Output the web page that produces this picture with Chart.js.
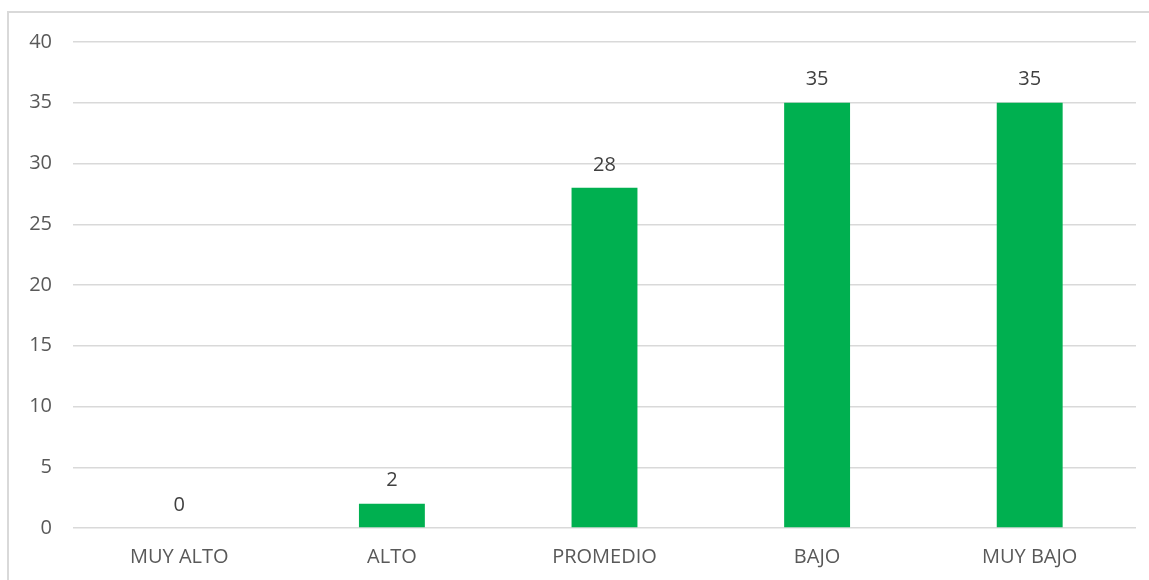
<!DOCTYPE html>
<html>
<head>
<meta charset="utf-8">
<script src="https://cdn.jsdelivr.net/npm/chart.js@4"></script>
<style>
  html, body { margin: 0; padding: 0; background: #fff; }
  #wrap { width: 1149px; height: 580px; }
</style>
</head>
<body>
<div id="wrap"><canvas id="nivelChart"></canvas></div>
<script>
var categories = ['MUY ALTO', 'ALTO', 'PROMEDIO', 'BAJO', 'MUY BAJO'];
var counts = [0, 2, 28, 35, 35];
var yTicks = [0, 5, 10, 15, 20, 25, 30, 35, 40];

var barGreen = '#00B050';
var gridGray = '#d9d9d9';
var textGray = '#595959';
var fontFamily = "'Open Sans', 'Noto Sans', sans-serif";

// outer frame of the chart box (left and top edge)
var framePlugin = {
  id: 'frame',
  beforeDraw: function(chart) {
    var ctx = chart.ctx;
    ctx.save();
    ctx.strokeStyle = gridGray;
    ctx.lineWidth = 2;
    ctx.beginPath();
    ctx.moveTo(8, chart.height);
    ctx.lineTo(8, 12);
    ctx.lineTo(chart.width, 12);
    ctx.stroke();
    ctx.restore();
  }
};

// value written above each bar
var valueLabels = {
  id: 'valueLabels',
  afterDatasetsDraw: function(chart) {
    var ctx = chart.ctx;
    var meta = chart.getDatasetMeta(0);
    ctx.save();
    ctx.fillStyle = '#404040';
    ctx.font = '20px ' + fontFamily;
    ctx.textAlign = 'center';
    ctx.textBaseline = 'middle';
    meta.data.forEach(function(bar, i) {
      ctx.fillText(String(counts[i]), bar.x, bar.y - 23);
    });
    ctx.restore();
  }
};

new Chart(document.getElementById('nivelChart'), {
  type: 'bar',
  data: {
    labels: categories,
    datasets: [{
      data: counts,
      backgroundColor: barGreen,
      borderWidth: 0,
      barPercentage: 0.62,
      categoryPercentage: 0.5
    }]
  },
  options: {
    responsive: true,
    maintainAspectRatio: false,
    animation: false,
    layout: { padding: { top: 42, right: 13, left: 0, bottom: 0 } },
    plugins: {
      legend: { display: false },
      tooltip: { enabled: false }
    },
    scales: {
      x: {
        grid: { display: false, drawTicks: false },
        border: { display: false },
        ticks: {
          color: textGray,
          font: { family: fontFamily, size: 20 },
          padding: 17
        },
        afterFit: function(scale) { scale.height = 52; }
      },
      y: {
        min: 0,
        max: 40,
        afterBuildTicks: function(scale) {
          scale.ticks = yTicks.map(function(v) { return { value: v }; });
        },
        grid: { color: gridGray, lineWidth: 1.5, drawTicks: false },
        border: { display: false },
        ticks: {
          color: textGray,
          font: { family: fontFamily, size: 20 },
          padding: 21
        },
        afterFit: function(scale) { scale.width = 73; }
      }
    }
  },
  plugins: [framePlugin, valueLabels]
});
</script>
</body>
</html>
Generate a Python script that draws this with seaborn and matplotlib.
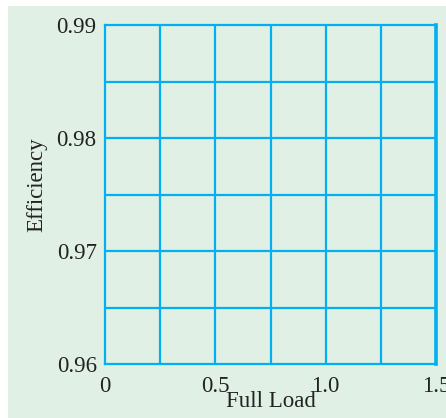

....

(Task details):
Pick out the lines above that hold the string "with" and show them.

(Response for this exercise):
Output the web page that produces this picture with Chart.js.
Generate a Python script that draws this with seaborn and matplotlib.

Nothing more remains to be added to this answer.